2 divided by 2 is 1 with no remainder.

\[001 \space 1010\]

And the final number left over is a one, which when divided by two yields zero remainder one.

\[1001 \space 1010\]

Arriving at zero is the terminating case for this list of steps. Indeed, \(1001 \space 1010_{BIN}\) is the number we initially converted to \(154_{DEC}\).

One last example and we’ll conclude this extremely important topic. Another number system (admittedly used less frequently than binary or hexadecimal) is called Octal (OCT) which only has eight digits.
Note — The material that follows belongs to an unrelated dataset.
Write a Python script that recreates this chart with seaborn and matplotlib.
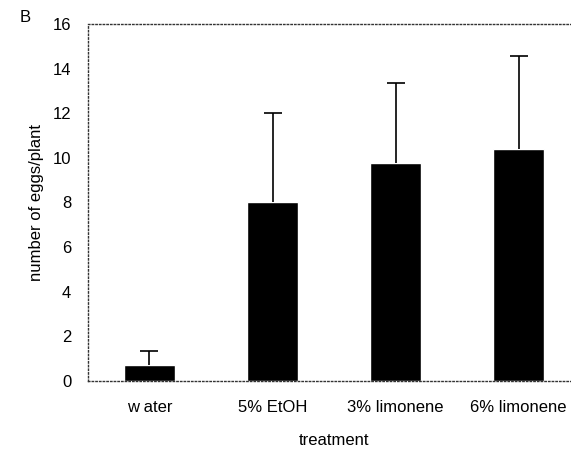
import matplotlib
matplotlib.use("Agg")
import matplotlib.pyplot as plt
import seaborn as sns

treatments = ["w ater", "5% EtOH", "3% limonene", "6% limonene"]
eggs_mean = [0.7, 8.03, 9.75, 10.4]
eggs_err = [0.62, 3.97, 3.62, 4.17]

sns.set_style("white", {"text.color": "black", "axes.labelcolor": "black",
                        "xtick.color": "black", "ytick.color": "black"})
plt.rcParams["font.family"] = ["Liberation Sans", "DejaVu Sans"]

fig = plt.figure(figsize=(5.71, 4.54), dpi=100)
ax = fig.add_axes([0.154, 0.161, 0.862, 0.786])

sns.barplot(x=treatments, y=eggs_mean, color="black", width=0.42,
            saturation=1, ax=ax)
eb = ax.errorbar(range(len(treatments)), eggs_mean,
                 yerr=[[0] * len(eggs_err), eggs_err],
                 fmt="none", ecolor="black", elinewidth=1.2,
                 capsize=6.5, capthick=1.2)
# keep only the upper caps
eb.lines[1][0].set_visible(False)

ax.set_xlim(-0.5, 3.5)
ax.set_ylim(0, 16)
ax.set_yticks(range(0, 17, 2))
ax.tick_params(axis="both", length=0, labelsize=12)
ax.tick_params(axis="y", pad=12)
ax.tick_params(axis="x", pad=14)
ax.set_xlabel("treatment", fontsize=12, labelpad=13)
ax.set_ylabel("number of eggs/plant", fontsize=12, labelpad=6)

for side in ["left", "top", "bottom"]:
    ax.spines[side].set_linestyle(":")
    ax.spines[side].set_linewidth(1)
    ax.spines[side].set_color("#333333")
ax.spines["right"].set_visible(False)

fig.text(0.035, 0.952, "B", fontsize=12)

fig.savefig("out.png", dpi=100)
Like binary, it uses the digits from the decimal system but just the first eight: \(0, 1, 2, 3, 4, 5, 6\) and \(7\). Similar patterns abound: \(7_{OCT} + 1_{OCT} = 10_{OCT} = 8_{DEC}\).

Using the same rule for converting decimal numbers to binary, we will now convert \(25_{DEC}\) to octal.

\(25\) divided by \(8\) is \(3\) with remainder one. We write down the remainder at the far right.

\[1\]

\(3\) divided by \(8\) is zero (the terminating case) with remainder three. The remainder is written down to the left of the previous digit.

\[31\]

And already we’re done. \(25_{DEC} = 31_{OCT}\). Which explains why Computer Scientists get Christmas and Halloween confused.